### EXERCISE PROMPT
Transcribe all of the data exactly. Omit the pictures.
________________________________________
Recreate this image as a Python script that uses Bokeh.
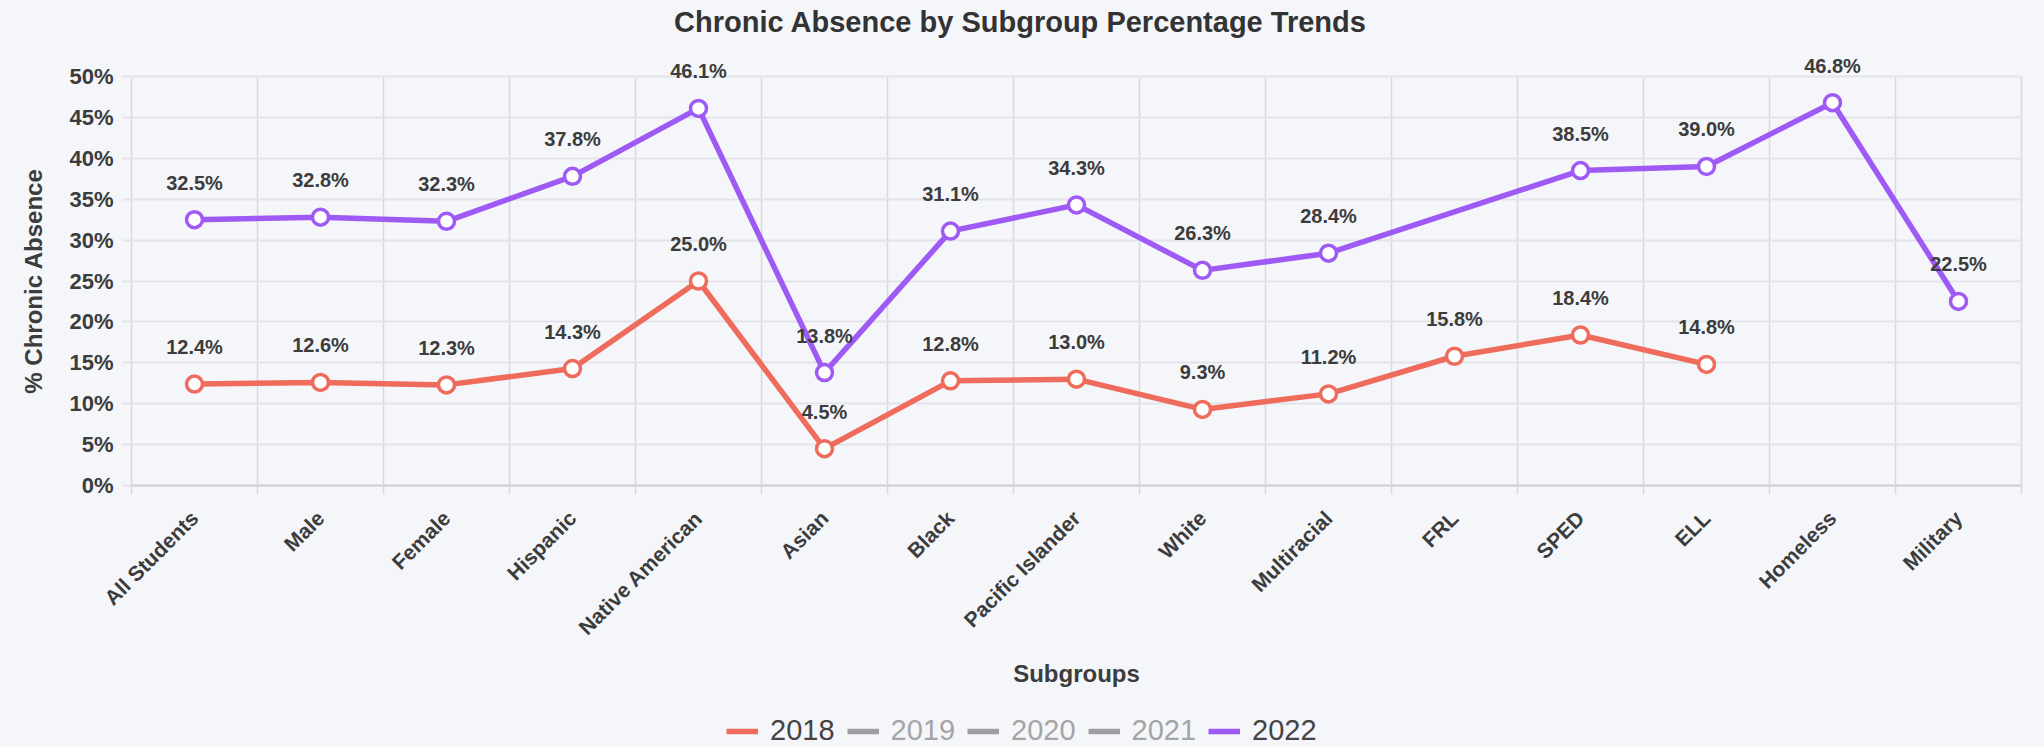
import math
from bokeh.plotting import figure
from bokeh.models import (ColumnDataSource, FixedTicker, Range1d, LabelSet, Label,
                          Legend, LegendItem)
from bokeh.core.properties import value
from bokeh.embed import file_html
from bokeh.resources import INLINE

# ---------------- data ----------------
categories = ["All Students", "Male", "Female", "Hispanic", "Native American", "Asian",
              "Black", "Pacific Islander", "White", "Multiracial", "FRL", "SPED", "ELL",
              "Homeless", "Military"]
years = ["2018", "2019", "2020", "2021", "2022"]
values_2018 = [12.4, 12.6, 12.3, 14.3, 25.0, 4.5, 12.8, 13.0, 9.3, 11.2, 15.8, 18.4, 14.8, None, None]
values_2019 = []   # hidden in the legend
values_2020 = []   # hidden in the legend
values_2021 = []   # hidden in the legend
values_2022 = [32.5, 32.8, 32.3, 37.8, 46.1, 13.8, 31.1, 34.3, 26.3, 28.4, None, 38.5, 39.0, 46.8, 22.5]
y_ticks = [0, 5, 10, 15, 20, 25, 30, 35, 40, 45, 50]
y_tick_labels = ["0%", "5%", "10%", "15%", "20%", "25%", "30%", "35%", "40%", "45%", "50%"]
title_text = "Chronic Absence by Subgroup Percentage Trends"
x_title = "Subgroups"
y_title = "% Chronic Absence"

# ---------------- style / layout ----------------
BG = "#f4f6fa"
RED = "#ef6b5c"
PURPLE = "#9f5af5"
HIDDEN = "#3a3a3a"
GRID_H = "#e2e4e9"
GRID_V = "#d8d9de"
TEXT = "#3c3c3c"
FONT = "Liberation Sans"

W, H = 2044, 747                      # canvas size
PL, PR, PT, PB = 131, 2021, 76, 485   # plot area edges in canvas pixels

n = len(categories)
centers = [i + 0.5 for i in range(n)]
boundaries = [float(i) for i in range(n + 1)]
y_lo, y_hi = y_ticks[0], y_ticks[-1]

# ranges chosen so that the data area [0, n] x [0, 50] lands on the plot-area pixels,
# while the frame covers the whole canvas (so titles/labels/legend are never clipped)
kx = (PR - PL) / n
ky = (PB - PT) / (y_hi - y_lo)
x_range = Range1d(-PL / kx, n + (W - PR) / kx)
y_range = Range1d(y_lo - (H - PB) / ky, y_hi + PT / ky)

p = figure(frame_width=W, frame_height=H, x_range=x_range, y_range=y_range,
           output_backend="svg", toolbar_location=None, min_border=0,
           background_fill_color=BG, border_fill_color=BG, outline_line_color=None)

# x axis (fixed at y = 0)
xa = p.xaxis[0]
xa.fixed_location = y_lo
xa.bounds = (0, n)
xa.ticker = FixedTicker(ticks=centers, minor_ticks=boundaries)
xa.major_label_overrides = {c: name for c, name in zip(centers, categories)}
xa.major_label_orientation = math.pi / 4
xa.major_tick_line_color = None
xa.major_tick_out = 0
xa.major_tick_in = 0
xa.minor_tick_out = 9
xa.minor_tick_in = 0
xa.minor_tick_line_color = GRID_V
xa.minor_tick_line_width = 1.5
xa.axis_line_color = "#d0d1d6"
xa.axis_line_width = 2
xa.major_label_standoff = 20
xa.major_label_text_font = FONT
xa.major_label_text_font_style = "bold"
xa.major_label_text_font_size = "21px"
xa.major_label_text_color = TEXT
xa.axis_label = x_title
xa.axis_label_text_font = FONT
xa.axis_label_text_font_style = "bold"
xa.axis_label_text_font_size = "24px"
xa.axis_label_text_color = TEXT
xa.axis_label_standoff = 10

# y axis (fixed at x = 0)
ya = p.yaxis[0]
ya.fixed_location = 0
ya.bounds = (y_lo, y_hi)
ya.ticker = FixedTicker(ticks=y_ticks)
ya.major_label_overrides = {t: lab for t, lab in zip(y_ticks, y_tick_labels)}
ya.axis_line_color = None
ya.major_tick_out = 9
ya.major_tick_in = 0
ya.major_tick_line_color = GRID_H
ya.major_tick_line_width = 2
ya.minor_tick_line_color = None
ya.major_label_standoff = 9
ya.major_label_text_font = FONT
ya.major_label_text_font_style = "bold"
ya.major_label_text_font_size = "22px"
ya.major_label_text_color = TEXT
ya.axis_label = y_title
ya.axis_label_text_font = FONT
ya.axis_label_text_font_style = "bold"
ya.axis_label_text_font_size = "24px"
ya.axis_label_text_color = TEXT
ya.axis_label_standoff = 19

# grids, limited to the data area
p.xgrid.ticker = FixedTicker(ticks=boundaries)
p.ygrid.ticker = FixedTicker(ticks=y_ticks)
p.xgrid.grid_line_color = GRID_V
p.xgrid.grid_line_width = 1.5
p.ygrid.grid_line_color = GRID_H
p.ygrid.grid_line_width = 2
try:
    p.xgrid.cross_bounds = (y_lo, y_hi)
    p.ygrid.cross_bounds = (0, n)
except Exception:
    p.xgrid.visible = False
    p.ygrid.visible = False
    p.segment(x0=boundaries, y0=[y_lo] * len(boundaries), x1=boundaries,
              y1=[y_hi] * len(boundaries), line_color=GRID_V, line_width=1.5)
    p.segment(x0=[0] * len(y_ticks), y0=y_ticks, x1=[n] * len(y_ticks), y1=y_ticks,
              line_color=GRID_H, line_width=2)


def series_source(vals):
    xs = [centers[i] for i, v in enumerate(vals) if v is not None]
    ys = [v for v in vals if v is not None]
    labels = [f"{v:.1f}%" for v in ys]
    return ColumnDataSource(dict(x=xs, y=ys, label=labels))


series_lines = {}
for yr, vals, color in [("2018", values_2018, RED), ("2022", values_2022, PURPLE)]:
    src = series_source(vals)
    series_lines[yr] = p.line("x", "y", source=src, line_color=color, line_width=5.5)
    p.scatter("x", "y", source=src, size=16, marker="circle", fill_color="white",
              line_color=color, line_width=3.5)
    p.add_layout(LabelSet(x="x", y="y", text="label", source=src, y_offset=37,
                          text_align="center", text_baseline="middle",
                          text_font=value(FONT), text_font_style="bold",
                          text_font_size="20px", text_color=TEXT))

# chart title, centred on the canvas
p.add_layout(Label(x=1020, y=H - 21, x_units="screen", y_units="screen", text=title_text,
                   text_align="center", text_baseline="middle", text_font=FONT,
                   text_font_style="bold", text_font_size="29px", text_color="#333333"))

# legend (2019-2021 are hidden series with no data shown, drawn greyed out)
nan = float("nan")
legend_items = []
for yr, vals in zip(years, [values_2018, values_2019, values_2020, values_2021, values_2022]):
    if yr in series_lines:
        r = series_lines[yr]
    else:
        r = p.line(x=[nan], y=[nan], line_color=HIDDEN, line_width=5.5, visible=False)
    legend_items.append(LegendItem(label=yr, renderers=[r]))

legend = Legend(items=legend_items, orientation="horizontal", location=(726, 0),
                click_policy="hide", inactive_fill_color=BG, inactive_fill_alpha=0.54,
                glyph_width=32, glyph_height=10, label_standoff=12, spacing=12,
                padding=0, margin=0, border_line_color=None, background_fill_alpha=0,
                label_text_font=FONT, label_text_font_size="29px", label_text_color="#444444")
p.add_layout(legend)

open("out.html", "w").write(file_html(p, INLINE))
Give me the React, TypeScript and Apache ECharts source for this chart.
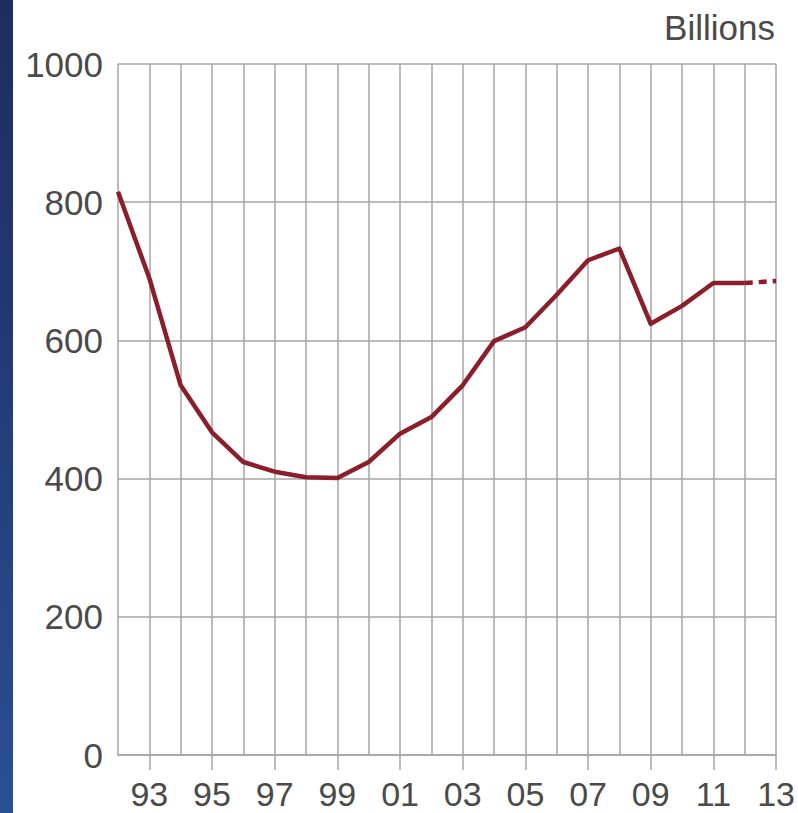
________________________________________
### SOLUTION
Recreate this image as a Python script that uses Bokeh.
import math
from bokeh.plotting import figure
from bokeh.models import (ColumnDataSource, FixedTicker, Range1d, LabelSet, Label,
                          Legend, LegendItem)
from bokeh.core.properties import value
from bokeh.embed import file_html
from bokeh.resources import INLINE

# ---------------- data ----------------
categories = ["All Students", "Male", "Female", "Hispanic", "Native American", "Asian",
              "Black", "Pacific Islander", "White", "Multiracial", "FRL", "SPED", "ELL",
              "Homeless", "Military"]
years = ["2018", "2019", "2020", "2021", "2022"]
values_2018 = [12.4, 12.6, 12.3, 14.3, 25.0, 4.5, 12.8, 13.0, 9.3, 11.2, 15.8, 18.4, 14.8, None, None]
values_2019 = []   # hidden in the legend
values_2020 = []   # hidden in the legend
values_2021 = []   # hidden in the legend
values_2022 = [32.5, 32.8, 32.3, 37.8, 46.1, 13.8, 31.1, 34.3, 26.3, 28.4, None, 38.5, 39.0, 46.8, 22.5]
y_ticks = [0, 5, 10, 15, 20, 25, 30, 35, 40, 45, 50]
y_tick_labels = ["0%", "5%", "10%", "15%", "20%", "25%", "30%", "35%", "40%", "45%", "50%"]
title_text = "Chronic Absence by Subgroup Percentage Trends"
x_title = "Subgroups"
y_title = "% Chronic Absence"

# ---------------- style / layout ----------------
BG = "#f4f6fa"
RED = "#ef6b5c"
PURPLE = "#9f5af5"
HIDDEN = "#3a3a3a"
GRID_H = "#e2e4e9"
GRID_V = "#d8d9de"
TEXT = "#3c3c3c"
FONT = "Liberation Sans"

W, H = 2044, 747                      # canvas size
PL, PR, PT, PB = 131, 2021, 76, 485   # plot area edges in canvas pixels

n = len(categories)
centers = [i + 0.5 for i in range(n)]
boundaries = [float(i) for i in range(n + 1)]
y_lo, y_hi = y_ticks[0], y_ticks[-1]

# ranges chosen so that the data area [0, n] x [0, 50] lands on the plot-area pixels,
# while the frame covers the whole canvas (so titles/labels/legend are never clipped)
kx = (PR - PL) / n
ky = (PB - PT) / (y_hi - y_lo)
x_range = Range1d(-PL / kx, n + (W - PR) / kx)
y_range = Range1d(y_lo - (H - PB) / ky, y_hi + PT / ky)

p = figure(frame_width=W, frame_height=H, x_range=x_range, y_range=y_range,
           output_backend="svg", toolbar_location=None, min_border=0,
           background_fill_color=BG, border_fill_color=BG, outline_line_color=None)

# x axis (fixed at y = 0)
xa = p.xaxis[0]
xa.fixed_location = y_lo
xa.bounds = (0, n)
xa.ticker = FixedTicker(ticks=centers, minor_ticks=boundaries)
xa.major_label_overrides = {c: name for c, name in zip(centers, categories)}
xa.major_label_orientation = math.pi / 4
xa.major_tick_line_color = None
xa.major_tick_out = 0
xa.major_tick_in = 0
xa.minor_tick_out = 9
xa.minor_tick_in = 0
xa.minor_tick_line_color = GRID_V
xa.minor_tick_line_width = 1.5
xa.axis_line_color = "#d0d1d6"
xa.axis_line_width = 2
xa.major_label_standoff = 20
xa.major_label_text_font = FONT
xa.major_label_text_font_style = "bold"
xa.major_label_text_font_size = "21px"
xa.major_label_text_color = TEXT
xa.axis_label = x_title
xa.axis_label_text_font = FONT
xa.axis_label_text_font_style = "bold"
xa.axis_label_text_font_size = "24px"
xa.axis_label_text_color = TEXT
xa.axis_label_standoff = 10

# y axis (fixed at x = 0)
ya = p.yaxis[0]
ya.fixed_location = 0
ya.bounds = (y_lo, y_hi)
ya.ticker = FixedTicker(ticks=y_ticks)
ya.major_label_overrides = {t: lab for t, lab in zip(y_ticks, y_tick_labels)}
ya.axis_line_color = None
ya.major_tick_out = 9
ya.major_tick_in = 0
ya.major_tick_line_color = GRID_H
ya.major_tick_line_width = 2
ya.minor_tick_line_color = None
ya.major_label_standoff = 9
ya.major_label_text_font = FONT
ya.major_label_text_font_style = "bold"
ya.major_label_text_font_size = "22px"
ya.major_label_text_color = TEXT
ya.axis_label = y_title
ya.axis_label_text_font = FONT
ya.axis_label_text_font_style = "bold"
ya.axis_label_text_font_size = "24px"
ya.axis_label_text_color = TEXT
ya.axis_label_standoff = 19

# grids, limited to the data area
p.xgrid.ticker = FixedTicker(ticks=boundaries)
p.ygrid.ticker = FixedTicker(ticks=y_ticks)
p.xgrid.grid_line_color = GRID_V
p.xgrid.grid_line_width = 1.5
p.ygrid.grid_line_color = GRID_H
p.ygrid.grid_line_width = 2
try:
    p.xgrid.cross_bounds = (y_lo, y_hi)
    p.ygrid.cross_bounds = (0, n)
except Exception:
    p.xgrid.visible = False
    p.ygrid.visible = False
    p.segment(x0=boundaries, y0=[y_lo] * len(boundaries), x1=boundaries,
              y1=[y_hi] * len(boundaries), line_color=GRID_V, line_width=1.5)
    p.segment(x0=[0] * len(y_ticks), y0=y_ticks, x1=[n] * len(y_ticks), y1=y_ticks,
              line_color=GRID_H, line_width=2)


def series_source(vals):
    xs = [centers[i] for i, v in enumerate(vals) if v is not None]
    ys = [v for v in vals if v is not None]
    labels = [f"{v:.1f}%" for v in ys]
    return ColumnDataSource(dict(x=xs, y=ys, label=labels))


series_lines = {}
for yr, vals, color in [("2018", values_2018, RED), ("2022", values_2022, PURPLE)]:
    src = series_source(vals)
    series_lines[yr] = p.line("x", "y", source=src, line_color=color, line_width=5.5)
    p.scatter("x", "y", source=src, size=16, marker="circle", fill_color="white",
              line_color=color, line_width=3.5)
    p.add_layout(LabelSet(x="x", y="y", text="label", source=src, y_offset=37,
                          text_align="center", text_baseline="middle",
                          text_font=value(FONT), text_font_style="bold",
                          text_font_size="20px", text_color=TEXT))

# chart title, centred on the canvas
p.add_layout(Label(x=1020, y=H - 21, x_units="screen", y_units="screen", text=title_text,
                   text_align="center", text_baseline="middle", text_font=FONT,
                   text_font_style="bold", text_font_size="29px", text_color="#333333"))

# legend (2019-2021 are hidden series with no data shown, drawn greyed out)
nan = float("nan")
legend_items = []
for yr, vals in zip(years, [values_2018, values_2019, values_2020, values_2021, values_2022]):
    if yr in series_lines:
        r = series_lines[yr]
    else:
        r = p.line(x=[nan], y=[nan], line_color=HIDDEN, line_width=5.5, visible=False)
    legend_items.append(LegendItem(label=yr, renderers=[r]))

legend = Legend(items=legend_items, orientation="horizontal", location=(726, 0),
                click_policy="hide", inactive_fill_color=BG, inactive_fill_alpha=0.54,
                glyph_width=32, glyph_height=10, label_standoff=12, spacing=12,
                padding=0, margin=0, border_line_color=None, background_fill_alpha=0,
                label_text_font=FONT, label_text_font_size="29px", label_text_color="#444444")
p.add_layout(legend)

open("out.html", "w").write(file_html(p, INLINE))
Give me the React, TypeScript and Apache ECharts source for this chart.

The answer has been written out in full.